**OBJECTIVE:** Without the pictures, repeat the listing character for character.

# START OF INPUT RECORDS

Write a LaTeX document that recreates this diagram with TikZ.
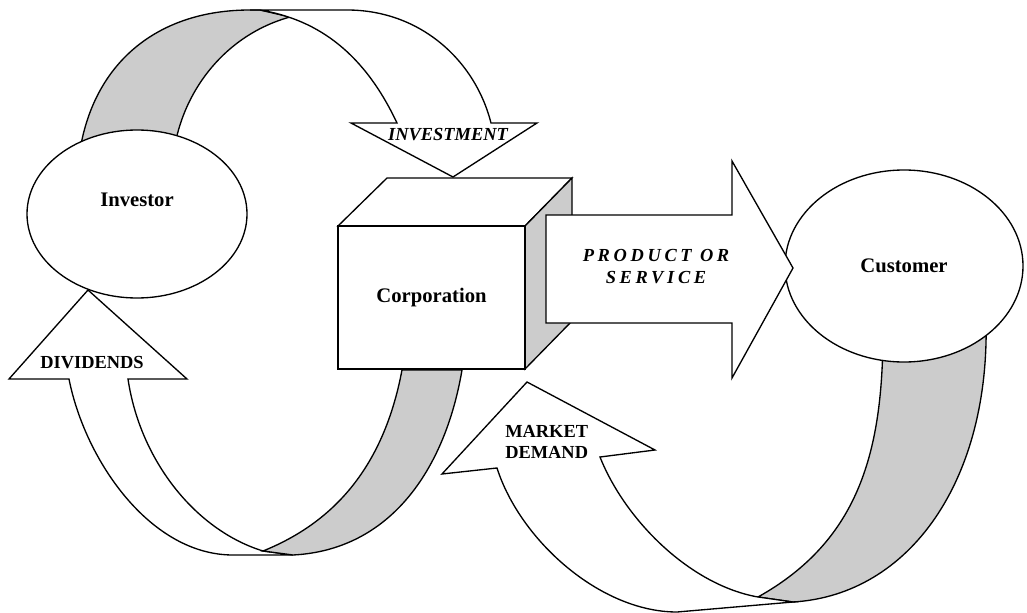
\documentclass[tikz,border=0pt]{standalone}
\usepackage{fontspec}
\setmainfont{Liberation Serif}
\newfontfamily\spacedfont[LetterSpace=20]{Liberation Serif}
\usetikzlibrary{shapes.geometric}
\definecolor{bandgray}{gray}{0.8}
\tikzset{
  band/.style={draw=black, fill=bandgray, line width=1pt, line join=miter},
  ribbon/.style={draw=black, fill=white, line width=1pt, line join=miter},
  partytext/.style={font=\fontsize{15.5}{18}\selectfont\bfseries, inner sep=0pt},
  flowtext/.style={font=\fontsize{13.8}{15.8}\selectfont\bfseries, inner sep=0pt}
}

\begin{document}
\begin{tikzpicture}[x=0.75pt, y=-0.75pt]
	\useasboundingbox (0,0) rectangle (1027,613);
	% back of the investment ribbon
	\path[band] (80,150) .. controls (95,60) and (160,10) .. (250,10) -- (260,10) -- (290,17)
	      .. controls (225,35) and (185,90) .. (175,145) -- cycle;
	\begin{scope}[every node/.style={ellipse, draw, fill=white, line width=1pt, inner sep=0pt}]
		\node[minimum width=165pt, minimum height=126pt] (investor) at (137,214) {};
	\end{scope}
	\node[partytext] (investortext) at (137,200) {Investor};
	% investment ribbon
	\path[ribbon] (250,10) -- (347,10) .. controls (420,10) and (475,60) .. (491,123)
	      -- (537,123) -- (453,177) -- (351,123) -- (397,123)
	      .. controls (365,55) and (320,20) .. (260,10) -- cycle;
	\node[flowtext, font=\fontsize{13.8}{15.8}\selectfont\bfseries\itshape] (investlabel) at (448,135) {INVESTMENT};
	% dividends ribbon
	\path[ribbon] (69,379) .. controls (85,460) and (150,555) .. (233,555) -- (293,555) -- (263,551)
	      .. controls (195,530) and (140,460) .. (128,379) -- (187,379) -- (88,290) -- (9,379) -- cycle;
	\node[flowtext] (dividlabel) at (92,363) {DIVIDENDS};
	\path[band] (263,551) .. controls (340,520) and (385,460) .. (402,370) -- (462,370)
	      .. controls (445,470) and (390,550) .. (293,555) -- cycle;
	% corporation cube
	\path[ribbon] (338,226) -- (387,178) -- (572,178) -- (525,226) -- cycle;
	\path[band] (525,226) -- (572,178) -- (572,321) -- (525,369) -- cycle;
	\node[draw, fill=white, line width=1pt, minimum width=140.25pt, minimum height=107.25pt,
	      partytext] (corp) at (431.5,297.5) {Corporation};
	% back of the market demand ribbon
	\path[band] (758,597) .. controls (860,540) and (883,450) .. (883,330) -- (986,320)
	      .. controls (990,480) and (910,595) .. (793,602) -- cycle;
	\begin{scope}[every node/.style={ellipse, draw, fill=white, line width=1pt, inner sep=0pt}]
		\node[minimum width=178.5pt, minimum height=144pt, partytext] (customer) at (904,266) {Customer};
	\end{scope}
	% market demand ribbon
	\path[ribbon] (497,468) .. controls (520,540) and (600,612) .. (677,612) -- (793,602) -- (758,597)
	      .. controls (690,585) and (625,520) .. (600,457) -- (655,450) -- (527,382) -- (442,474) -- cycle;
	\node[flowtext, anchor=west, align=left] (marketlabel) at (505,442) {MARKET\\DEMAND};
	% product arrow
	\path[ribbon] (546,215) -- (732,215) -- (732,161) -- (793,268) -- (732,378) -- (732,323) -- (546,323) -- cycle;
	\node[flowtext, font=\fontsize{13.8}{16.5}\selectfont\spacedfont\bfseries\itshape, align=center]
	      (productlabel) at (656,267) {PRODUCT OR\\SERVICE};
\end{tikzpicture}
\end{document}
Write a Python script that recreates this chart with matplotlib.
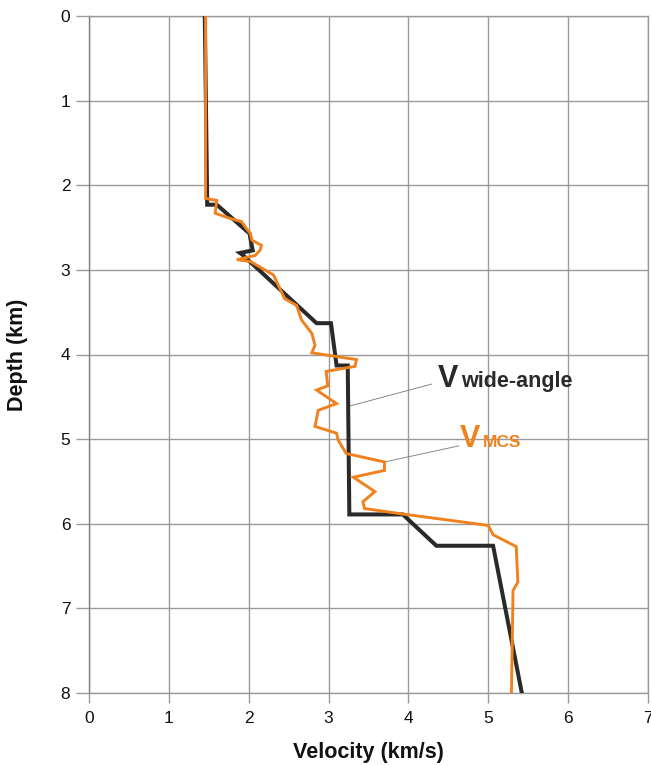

# END OF INPUT RECORDS

**CORRECT RESULT:**
Write a LaTeX document that recreates this diagram with TikZ.
\documentclass[tikz,border=0pt]{standalone}
\usepackage{fontspec}
\setmainfont{Liberation Serif}
\newfontfamily\spacedfont[LetterSpace=20]{Liberation Serif}
\usetikzlibrary{shapes.geometric}
\definecolor{bandgray}{gray}{0.8}
\tikzset{
  band/.style={draw=black, fill=bandgray, line width=1pt, line join=miter},
  ribbon/.style={draw=black, fill=white, line width=1pt, line join=miter},
  partytext/.style={font=\fontsize{15.5}{18}\selectfont\bfseries, inner sep=0pt},
  flowtext/.style={font=\fontsize{13.8}{15.8}\selectfont\bfseries, inner sep=0pt}
}

\begin{document}
\begin{tikzpicture}[x=0.75pt, y=-0.75pt]
	\useasboundingbox (0,0) rectangle (1027,613);
	% back of the investment ribbon
	\path[band] (80,150) .. controls (95,60) and (160,10) .. (250,10) -- (260,10) -- (290,17)
	      .. controls (225,35) and (185,90) .. (175,145) -- cycle;
	\begin{scope}[every node/.style={ellipse, draw, fill=white, line width=1pt, inner sep=0pt}]
		\node[minimum width=165pt, minimum height=126pt] (investor) at (137,214) {};
	\end{scope}
	\node[partytext] (investortext) at (137,200) {Investor};
	% investment ribbon
	\path[ribbon] (250,10) -- (347,10) .. controls (420,10) and (475,60) .. (491,123)
	      -- (537,123) -- (453,177) -- (351,123) -- (397,123)
	      .. controls (365,55) and (320,20) .. (260,10) -- cycle;
	\node[flowtext, font=\fontsize{13.8}{15.8}\selectfont\bfseries\itshape] (investlabel) at (448,135) {INVESTMENT};
	% dividends ribbon
	\path[ribbon] (69,379) .. controls (85,460) and (150,555) .. (233,555) -- (293,555) -- (263,551)
	      .. controls (195,530) and (140,460) .. (128,379) -- (187,379) -- (88,290) -- (9,379) -- cycle;
	\node[flowtext] (dividlabel) at (92,363) {DIVIDENDS};
	\path[band] (263,551) .. controls (340,520) and (385,460) .. (402,370) -- (462,370)
	      .. controls (445,470) and (390,550) .. (293,555) -- cycle;
	% corporation cube
	\path[ribbon] (338,226) -- (387,178) -- (572,178) -- (525,226) -- cycle;
	\path[band] (525,226) -- (572,178) -- (572,321) -- (525,369) -- cycle;
	\node[draw, fill=white, line width=1pt, minimum width=140.25pt, minimum height=107.25pt,
	      partytext] (corp) at (431.5,297.5) {Corporation};
	% back of the market demand ribbon
	\path[band] (758,597) .. controls (860,540) and (883,450) .. (883,330) -- (986,320)
	      .. controls (990,480) and (910,595) .. (793,602) -- cycle;
	\begin{scope}[every node/.style={ellipse, draw, fill=white, line width=1pt, inner sep=0pt}]
		\node[minimum width=178.5pt, minimum height=144pt, partytext] (customer) at (904,266) {Customer};
	\end{scope}
	% market demand ribbon
	\path[ribbon] (497,468) .. controls (520,540) and (600,612) .. (677,612) -- (793,602) -- (758,597)
	      .. controls (690,585) and (625,520) .. (600,457) -- (655,450) -- (527,382) -- (442,474) -- cycle;
	\node[flowtext, anchor=west, align=left] (marketlabel) at (505,442) {MARKET\\DEMAND};
	% product arrow
	\path[ribbon] (546,215) -- (732,215) -- (732,161) -- (793,268) -- (732,378) -- (732,323) -- (546,323) -- cycle;
	\node[flowtext, font=\fontsize{13.8}{16.5}\selectfont\spacedfont\bfseries\itshape, align=center]
	      (productlabel) at (656,267) {PRODUCT OR\\SERVICE};
\end{tikzpicture}
\end{document}
Write a Python script that recreates this chart with matplotlib.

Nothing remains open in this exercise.